● **Problem details**
Print only the lines from the top of the data through the line with "import pandas as pd", both included, skipping every picture.

● **Material**
[Start]
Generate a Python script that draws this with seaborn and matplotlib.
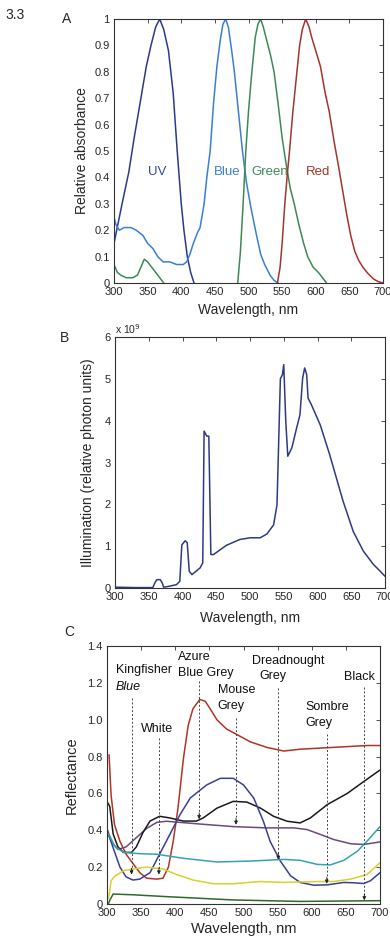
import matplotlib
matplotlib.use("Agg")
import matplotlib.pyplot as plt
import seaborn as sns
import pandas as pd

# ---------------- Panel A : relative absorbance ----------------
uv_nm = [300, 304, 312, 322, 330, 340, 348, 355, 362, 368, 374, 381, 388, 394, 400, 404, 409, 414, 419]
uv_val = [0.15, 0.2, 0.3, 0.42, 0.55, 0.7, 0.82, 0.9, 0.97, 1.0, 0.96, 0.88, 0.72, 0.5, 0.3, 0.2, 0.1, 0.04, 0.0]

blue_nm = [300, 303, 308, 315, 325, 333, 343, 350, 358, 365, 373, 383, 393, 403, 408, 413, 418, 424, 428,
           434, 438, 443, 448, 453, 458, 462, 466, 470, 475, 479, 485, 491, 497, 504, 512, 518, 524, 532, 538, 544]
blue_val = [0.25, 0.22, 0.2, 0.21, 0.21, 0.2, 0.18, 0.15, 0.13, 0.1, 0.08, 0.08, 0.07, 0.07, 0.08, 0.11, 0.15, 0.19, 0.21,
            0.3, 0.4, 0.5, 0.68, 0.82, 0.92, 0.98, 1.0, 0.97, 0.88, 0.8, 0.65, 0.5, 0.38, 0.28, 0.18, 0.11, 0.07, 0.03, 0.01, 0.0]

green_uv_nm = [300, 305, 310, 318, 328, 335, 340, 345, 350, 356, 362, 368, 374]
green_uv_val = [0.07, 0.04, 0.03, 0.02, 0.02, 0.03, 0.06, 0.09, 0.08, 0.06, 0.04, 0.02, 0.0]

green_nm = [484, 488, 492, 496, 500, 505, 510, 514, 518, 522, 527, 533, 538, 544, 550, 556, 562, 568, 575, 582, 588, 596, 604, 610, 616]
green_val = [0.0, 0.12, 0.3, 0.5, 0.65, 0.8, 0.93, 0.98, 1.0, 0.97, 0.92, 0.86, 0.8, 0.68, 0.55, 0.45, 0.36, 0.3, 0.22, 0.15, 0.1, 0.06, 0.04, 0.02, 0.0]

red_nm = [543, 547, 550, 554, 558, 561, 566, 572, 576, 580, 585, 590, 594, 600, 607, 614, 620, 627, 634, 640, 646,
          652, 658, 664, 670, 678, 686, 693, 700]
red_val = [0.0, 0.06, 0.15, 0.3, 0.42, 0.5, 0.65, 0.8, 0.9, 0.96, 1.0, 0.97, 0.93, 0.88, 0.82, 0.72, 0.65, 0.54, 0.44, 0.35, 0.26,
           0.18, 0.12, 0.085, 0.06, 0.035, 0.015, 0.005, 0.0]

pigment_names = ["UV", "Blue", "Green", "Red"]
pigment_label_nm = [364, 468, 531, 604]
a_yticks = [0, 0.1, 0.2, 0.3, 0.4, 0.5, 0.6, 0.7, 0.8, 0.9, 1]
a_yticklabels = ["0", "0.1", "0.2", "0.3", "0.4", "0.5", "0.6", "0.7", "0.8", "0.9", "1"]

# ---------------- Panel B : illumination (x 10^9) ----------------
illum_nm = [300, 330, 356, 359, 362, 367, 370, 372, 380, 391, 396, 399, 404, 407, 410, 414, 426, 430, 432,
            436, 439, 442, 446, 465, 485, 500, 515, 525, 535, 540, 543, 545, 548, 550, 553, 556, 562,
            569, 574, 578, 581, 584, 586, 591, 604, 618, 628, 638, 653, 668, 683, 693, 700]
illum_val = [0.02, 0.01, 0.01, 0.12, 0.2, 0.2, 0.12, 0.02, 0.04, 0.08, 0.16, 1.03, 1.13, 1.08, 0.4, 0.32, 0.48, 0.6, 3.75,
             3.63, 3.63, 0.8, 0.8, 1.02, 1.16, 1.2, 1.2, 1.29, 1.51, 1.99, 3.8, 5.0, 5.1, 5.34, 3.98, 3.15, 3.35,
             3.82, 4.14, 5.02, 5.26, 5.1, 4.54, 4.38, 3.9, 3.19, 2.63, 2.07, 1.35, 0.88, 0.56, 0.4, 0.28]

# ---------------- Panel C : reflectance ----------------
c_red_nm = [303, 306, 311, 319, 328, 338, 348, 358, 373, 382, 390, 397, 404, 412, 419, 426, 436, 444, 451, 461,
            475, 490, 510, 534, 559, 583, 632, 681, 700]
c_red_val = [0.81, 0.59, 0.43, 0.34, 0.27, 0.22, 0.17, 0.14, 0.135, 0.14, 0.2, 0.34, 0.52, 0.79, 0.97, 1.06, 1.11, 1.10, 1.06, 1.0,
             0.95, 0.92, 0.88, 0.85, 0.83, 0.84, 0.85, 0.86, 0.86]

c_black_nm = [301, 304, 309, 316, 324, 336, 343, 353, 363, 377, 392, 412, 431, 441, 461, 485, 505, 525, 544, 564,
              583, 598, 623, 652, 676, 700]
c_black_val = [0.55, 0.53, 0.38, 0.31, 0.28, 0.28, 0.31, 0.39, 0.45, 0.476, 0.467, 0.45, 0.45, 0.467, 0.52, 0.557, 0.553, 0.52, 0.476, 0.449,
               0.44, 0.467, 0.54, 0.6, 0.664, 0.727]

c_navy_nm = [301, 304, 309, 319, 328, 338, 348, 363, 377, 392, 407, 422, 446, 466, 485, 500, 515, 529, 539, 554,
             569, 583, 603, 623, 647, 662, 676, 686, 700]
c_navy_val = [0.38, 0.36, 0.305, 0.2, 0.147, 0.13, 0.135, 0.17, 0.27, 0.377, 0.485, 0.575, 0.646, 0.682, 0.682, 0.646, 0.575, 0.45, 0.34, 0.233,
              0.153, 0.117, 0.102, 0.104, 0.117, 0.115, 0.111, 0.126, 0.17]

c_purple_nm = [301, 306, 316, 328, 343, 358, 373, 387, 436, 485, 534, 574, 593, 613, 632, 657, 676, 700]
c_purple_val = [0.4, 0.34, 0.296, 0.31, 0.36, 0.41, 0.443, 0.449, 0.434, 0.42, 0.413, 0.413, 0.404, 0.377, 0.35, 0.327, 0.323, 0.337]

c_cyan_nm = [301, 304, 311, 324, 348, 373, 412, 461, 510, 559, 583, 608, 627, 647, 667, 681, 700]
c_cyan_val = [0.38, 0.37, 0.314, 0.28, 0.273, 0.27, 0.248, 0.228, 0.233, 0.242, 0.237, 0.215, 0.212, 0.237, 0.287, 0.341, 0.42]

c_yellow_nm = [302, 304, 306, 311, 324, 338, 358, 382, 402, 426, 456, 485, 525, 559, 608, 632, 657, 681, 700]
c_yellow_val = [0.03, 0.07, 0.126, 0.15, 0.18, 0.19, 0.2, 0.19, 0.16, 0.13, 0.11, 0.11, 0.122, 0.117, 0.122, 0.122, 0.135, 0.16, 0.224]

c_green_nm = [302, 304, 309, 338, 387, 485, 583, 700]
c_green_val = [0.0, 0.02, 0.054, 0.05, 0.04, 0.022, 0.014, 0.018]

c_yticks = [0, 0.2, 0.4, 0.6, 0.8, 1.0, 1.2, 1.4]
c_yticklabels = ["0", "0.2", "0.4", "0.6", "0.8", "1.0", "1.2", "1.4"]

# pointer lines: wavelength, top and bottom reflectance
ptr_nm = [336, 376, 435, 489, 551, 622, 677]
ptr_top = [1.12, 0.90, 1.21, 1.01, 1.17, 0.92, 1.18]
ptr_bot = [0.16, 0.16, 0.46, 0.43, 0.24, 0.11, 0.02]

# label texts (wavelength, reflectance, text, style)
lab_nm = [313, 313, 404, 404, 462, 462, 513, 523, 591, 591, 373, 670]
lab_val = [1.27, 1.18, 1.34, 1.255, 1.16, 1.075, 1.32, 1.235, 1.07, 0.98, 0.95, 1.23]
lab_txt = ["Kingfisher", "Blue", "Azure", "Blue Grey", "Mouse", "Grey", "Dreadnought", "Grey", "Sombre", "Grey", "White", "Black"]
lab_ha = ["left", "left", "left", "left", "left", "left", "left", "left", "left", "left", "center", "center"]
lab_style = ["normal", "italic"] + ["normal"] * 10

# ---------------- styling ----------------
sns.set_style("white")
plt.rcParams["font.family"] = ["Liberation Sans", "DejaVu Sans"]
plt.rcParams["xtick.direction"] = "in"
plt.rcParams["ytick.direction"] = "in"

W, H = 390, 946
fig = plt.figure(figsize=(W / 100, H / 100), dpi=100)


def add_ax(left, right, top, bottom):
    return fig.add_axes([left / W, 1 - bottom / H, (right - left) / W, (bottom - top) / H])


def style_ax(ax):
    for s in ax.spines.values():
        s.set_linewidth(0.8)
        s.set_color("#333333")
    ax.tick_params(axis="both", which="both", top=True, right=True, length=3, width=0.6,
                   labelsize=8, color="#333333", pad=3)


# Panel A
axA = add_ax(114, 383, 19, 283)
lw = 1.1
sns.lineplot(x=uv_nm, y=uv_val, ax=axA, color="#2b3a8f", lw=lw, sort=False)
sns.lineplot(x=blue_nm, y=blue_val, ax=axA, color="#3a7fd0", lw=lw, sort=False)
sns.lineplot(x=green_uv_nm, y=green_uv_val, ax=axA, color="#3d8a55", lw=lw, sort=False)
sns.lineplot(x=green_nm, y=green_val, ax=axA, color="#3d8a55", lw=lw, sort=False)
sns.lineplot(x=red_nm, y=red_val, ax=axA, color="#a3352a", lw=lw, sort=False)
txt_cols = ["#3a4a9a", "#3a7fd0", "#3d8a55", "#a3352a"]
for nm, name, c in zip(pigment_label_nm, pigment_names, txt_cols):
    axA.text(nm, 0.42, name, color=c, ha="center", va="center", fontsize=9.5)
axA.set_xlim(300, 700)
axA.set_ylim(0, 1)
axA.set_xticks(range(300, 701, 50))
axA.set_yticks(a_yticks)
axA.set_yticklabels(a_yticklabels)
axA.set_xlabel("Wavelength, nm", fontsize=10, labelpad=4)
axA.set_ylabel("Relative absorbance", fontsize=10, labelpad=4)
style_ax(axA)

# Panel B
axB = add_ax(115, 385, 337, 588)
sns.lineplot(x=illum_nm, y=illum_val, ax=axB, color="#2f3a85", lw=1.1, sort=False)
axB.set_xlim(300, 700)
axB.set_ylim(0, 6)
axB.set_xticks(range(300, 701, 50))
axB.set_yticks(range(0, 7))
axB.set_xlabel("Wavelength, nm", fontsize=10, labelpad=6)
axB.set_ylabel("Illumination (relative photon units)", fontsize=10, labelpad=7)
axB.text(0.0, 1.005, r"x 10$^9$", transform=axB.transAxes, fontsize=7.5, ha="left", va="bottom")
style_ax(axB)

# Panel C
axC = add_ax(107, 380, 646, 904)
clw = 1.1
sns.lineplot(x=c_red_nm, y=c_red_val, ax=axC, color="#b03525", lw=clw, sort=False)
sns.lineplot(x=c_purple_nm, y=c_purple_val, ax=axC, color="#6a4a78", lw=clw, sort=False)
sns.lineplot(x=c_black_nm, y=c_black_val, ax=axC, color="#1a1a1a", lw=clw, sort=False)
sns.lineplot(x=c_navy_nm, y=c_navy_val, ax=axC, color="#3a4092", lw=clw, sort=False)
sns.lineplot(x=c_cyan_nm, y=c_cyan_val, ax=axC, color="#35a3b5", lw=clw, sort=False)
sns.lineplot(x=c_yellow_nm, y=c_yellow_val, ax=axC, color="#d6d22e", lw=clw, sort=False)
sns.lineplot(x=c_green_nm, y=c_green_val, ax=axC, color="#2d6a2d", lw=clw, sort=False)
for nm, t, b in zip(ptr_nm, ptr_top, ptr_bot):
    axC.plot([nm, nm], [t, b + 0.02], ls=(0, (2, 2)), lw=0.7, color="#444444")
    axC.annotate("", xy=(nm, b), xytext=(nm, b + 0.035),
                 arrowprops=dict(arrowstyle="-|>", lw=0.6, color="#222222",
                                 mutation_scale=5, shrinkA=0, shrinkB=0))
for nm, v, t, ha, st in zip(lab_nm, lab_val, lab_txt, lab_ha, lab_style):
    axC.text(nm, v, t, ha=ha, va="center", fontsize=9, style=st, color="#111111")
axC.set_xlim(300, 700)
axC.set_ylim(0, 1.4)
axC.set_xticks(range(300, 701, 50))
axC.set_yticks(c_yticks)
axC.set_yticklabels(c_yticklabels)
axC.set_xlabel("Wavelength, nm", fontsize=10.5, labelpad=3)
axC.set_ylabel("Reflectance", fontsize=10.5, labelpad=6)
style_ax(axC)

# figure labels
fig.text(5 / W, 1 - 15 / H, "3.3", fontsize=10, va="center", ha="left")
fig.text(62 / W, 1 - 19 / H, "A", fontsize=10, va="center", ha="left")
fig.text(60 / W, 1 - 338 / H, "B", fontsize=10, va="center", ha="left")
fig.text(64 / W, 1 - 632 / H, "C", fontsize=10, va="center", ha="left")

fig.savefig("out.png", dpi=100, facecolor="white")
[End]
● **Expected output**
Generate a Python script that draws this with seaborn and matplotlib.
import matplotlib
matplotlib.use("Agg")
import matplotlib.pyplot as plt
import seaborn as sns
import pandas as pd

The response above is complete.